Lyla is asked by her mother to not prioritize Jason's life before hers, as she feels she is only hanging out with him. During a visit, Jason finally admits his defeat at never walking again, scolding her for acting like nothing is wrong. A saddened Lyla leaves, intending to visit him the next day when he is transferred to a rehabilitation facility. As she drives home, she finds Tim walking. She confronts him over his refusal in seeing Jason, before crying in his arms as she finally admits he will never walk again. They then share a kiss. The next day, she helps Jason in leaving his room, with the latter apologizing for his behavior. During training, Eric and the team are surprised when Buddy arrives with Voodoo. Eric then shakes hands with Voodoo, welcoming him into the team.

==Production==
===Development===
In September 2006, NBC announced that the third episode of the season would be titled "Wind Sprints". The episode was written by supervising producer Elizabeth Heldens and directed by co-executive producer Jeffrey Reiner. This was Heldens' first writing credit, and Reiner's second directing credit.

==Reception==
===Viewers===
In its original American broadcast, "Wind Sprints" was seen by an estimated 6.55 million household viewers with a 2.3 in the 18–49 demographics. This means that 2.3 percent of all households with televisions watched the episode. It finished 62nd out of 92 programs airing from October 16–22, 2006. This was a 11% increase in viewership from the previous episode, which was watched by an estimated 5.87 million household viewers with a 2.1 in the 18–49 demographics.

===Critical reviews===
"Wind Sprints" received extremely positive reviews from critics. Eric Goldman of IGN gave the episode a "great" 8.0 out of 10 and wrote, "While not quite impactful as the excellent first two episodes, this was another strong installment for Friday Night Lights, a show which is doing a great job of portraying the world these characters live in and the pressures they face."
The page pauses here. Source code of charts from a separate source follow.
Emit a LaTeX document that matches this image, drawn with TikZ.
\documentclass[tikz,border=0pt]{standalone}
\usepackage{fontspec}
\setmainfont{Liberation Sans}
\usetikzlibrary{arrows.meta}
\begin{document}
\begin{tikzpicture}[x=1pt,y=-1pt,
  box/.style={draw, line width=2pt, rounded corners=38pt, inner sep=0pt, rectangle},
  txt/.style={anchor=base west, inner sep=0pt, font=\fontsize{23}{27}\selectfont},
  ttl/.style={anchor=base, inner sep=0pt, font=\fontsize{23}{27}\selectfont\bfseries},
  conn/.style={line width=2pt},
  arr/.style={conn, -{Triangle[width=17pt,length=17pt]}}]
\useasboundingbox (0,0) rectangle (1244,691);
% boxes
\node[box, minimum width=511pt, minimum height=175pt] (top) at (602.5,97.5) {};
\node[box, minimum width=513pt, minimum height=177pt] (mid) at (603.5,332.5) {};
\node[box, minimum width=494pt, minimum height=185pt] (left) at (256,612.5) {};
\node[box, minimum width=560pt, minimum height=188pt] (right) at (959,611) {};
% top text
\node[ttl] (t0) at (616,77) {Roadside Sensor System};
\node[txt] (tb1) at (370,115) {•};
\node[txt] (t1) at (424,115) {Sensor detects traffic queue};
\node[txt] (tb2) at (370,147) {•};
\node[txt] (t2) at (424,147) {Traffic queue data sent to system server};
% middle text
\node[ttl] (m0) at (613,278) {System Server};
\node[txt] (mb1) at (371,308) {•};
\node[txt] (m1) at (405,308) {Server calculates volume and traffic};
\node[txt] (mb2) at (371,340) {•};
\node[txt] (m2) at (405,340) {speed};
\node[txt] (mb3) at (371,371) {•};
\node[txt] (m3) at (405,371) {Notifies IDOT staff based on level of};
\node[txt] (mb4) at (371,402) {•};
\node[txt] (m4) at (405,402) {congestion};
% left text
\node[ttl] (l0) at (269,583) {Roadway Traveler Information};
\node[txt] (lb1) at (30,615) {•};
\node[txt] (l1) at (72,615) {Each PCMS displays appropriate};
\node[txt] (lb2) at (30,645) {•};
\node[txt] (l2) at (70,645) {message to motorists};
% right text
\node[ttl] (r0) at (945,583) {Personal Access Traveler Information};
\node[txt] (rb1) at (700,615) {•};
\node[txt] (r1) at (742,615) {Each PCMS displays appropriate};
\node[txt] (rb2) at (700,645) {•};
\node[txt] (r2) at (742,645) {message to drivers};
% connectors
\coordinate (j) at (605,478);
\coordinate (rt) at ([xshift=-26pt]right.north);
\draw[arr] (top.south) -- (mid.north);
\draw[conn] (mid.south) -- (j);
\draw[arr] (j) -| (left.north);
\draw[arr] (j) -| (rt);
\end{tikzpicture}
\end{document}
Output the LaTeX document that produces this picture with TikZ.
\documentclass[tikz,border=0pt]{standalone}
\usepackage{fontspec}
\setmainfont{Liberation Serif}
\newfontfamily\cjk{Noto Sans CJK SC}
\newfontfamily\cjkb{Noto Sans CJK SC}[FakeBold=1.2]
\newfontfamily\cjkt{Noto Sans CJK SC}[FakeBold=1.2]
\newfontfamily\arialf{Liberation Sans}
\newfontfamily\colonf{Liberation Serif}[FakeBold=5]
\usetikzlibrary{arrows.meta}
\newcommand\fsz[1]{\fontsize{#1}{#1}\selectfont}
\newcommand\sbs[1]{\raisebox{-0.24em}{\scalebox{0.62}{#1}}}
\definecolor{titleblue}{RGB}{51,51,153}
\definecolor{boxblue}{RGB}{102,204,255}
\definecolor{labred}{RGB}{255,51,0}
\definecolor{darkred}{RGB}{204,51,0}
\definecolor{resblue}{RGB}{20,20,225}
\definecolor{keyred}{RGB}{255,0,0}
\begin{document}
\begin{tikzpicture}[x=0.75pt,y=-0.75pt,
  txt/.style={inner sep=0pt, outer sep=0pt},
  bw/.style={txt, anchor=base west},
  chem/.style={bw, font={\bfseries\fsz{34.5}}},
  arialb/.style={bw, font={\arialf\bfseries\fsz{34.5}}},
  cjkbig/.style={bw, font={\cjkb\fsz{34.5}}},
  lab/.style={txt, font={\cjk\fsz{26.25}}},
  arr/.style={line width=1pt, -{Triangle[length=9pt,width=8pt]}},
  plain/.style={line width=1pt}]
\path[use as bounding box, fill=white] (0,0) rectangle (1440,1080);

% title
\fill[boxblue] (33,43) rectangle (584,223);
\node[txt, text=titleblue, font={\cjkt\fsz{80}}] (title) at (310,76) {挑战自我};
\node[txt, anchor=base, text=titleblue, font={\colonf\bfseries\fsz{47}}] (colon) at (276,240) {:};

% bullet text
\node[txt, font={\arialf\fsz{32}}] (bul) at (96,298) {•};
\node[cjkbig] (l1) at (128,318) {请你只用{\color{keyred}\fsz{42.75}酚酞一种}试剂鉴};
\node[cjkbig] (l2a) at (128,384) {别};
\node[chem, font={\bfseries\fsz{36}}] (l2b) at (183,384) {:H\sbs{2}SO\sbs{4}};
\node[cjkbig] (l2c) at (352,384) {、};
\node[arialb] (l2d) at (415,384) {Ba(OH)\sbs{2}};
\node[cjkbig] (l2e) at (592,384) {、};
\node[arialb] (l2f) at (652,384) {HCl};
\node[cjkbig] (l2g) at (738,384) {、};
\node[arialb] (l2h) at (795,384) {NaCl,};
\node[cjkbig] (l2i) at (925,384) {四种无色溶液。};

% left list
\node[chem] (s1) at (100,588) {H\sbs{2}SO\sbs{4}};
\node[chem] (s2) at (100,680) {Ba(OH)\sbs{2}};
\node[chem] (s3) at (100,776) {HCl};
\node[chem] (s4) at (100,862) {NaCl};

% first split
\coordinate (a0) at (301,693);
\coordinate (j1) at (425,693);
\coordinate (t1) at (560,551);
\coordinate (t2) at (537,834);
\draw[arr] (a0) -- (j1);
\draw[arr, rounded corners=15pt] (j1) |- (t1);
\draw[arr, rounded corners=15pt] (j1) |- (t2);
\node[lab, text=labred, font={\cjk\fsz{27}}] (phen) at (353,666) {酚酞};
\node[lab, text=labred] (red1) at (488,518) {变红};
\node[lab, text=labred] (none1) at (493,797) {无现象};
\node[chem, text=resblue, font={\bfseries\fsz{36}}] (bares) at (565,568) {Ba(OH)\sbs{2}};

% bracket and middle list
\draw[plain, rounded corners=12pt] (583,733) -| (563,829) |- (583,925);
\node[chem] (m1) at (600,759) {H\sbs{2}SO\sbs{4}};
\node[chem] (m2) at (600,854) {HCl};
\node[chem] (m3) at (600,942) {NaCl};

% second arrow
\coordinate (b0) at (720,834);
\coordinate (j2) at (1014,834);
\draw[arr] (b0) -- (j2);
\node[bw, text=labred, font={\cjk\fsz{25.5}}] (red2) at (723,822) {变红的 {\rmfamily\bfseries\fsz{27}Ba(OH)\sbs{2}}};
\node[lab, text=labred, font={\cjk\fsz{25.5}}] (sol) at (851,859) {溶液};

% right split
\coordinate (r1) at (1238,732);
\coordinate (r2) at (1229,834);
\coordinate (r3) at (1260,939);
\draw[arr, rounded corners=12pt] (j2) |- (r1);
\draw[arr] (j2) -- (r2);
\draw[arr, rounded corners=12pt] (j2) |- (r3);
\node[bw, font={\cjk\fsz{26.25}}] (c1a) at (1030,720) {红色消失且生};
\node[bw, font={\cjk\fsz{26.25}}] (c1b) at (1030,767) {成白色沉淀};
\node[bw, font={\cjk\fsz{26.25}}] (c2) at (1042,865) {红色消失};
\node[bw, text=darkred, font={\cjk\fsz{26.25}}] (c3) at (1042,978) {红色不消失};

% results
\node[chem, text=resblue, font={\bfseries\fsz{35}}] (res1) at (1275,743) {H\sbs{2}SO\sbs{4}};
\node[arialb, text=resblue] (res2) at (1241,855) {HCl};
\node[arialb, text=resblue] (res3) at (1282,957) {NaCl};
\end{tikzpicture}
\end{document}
Sonia Saraiya of The A.V. Club gave the episode a "B" grade and wrote, "the shaky-cam extreme close-up had already begun to grate on me. I find it more distracting than engaging, much of the time. But it's hard to deny how powerfully it lays out the stories of its characters — characters who are some of our society's most disenfranchised." Alan Sepinwall wrote, "At first, I didn't feel the same sense of urgency I got in the first two episodes, but then we got to Taylor taking a page out of the Herb Brooks playbook and making the guys run until they came back together. Even without Berg behind the camera, the show continues to look amazing, particularly those shots at the end of the ringer QB from New Orleans wandering through the Dillon practice. And Kyle Chandler, usually such a mellow guy on screen, really had me believing in Taylor's new red-ass approach."

Brett Love of TV Squad wrote, "Overall, another good episode. It will be interesting to see where the ratings come in tomorrow. NBC did order two more scripts, but the show has been hovering around the bottom three of shows for the network, which can't be good. I'm hoping the show can hang around long enough for an audience to find it. It's deserving of one." Television Without Pity gave the episode an "A+" grade.

Jessica Toomer of Uproxx named it the ninth best episode of the series, writing, "Everyone loves a winner, and the Dillion Panthers were great at winning, but it's when they lost, when they failed miserably, that we were treated to some truly brilliant performances by the cast of the show." Hemal Jhaveri of USA Today named it among the series' best episodes, writing, "While the emotional high of watching Smash step up and scream 'clear eyes, full hearts' is great, the real gut punch comes when Coach gently tells Tim that what happened to Jason Street wasn't his fault."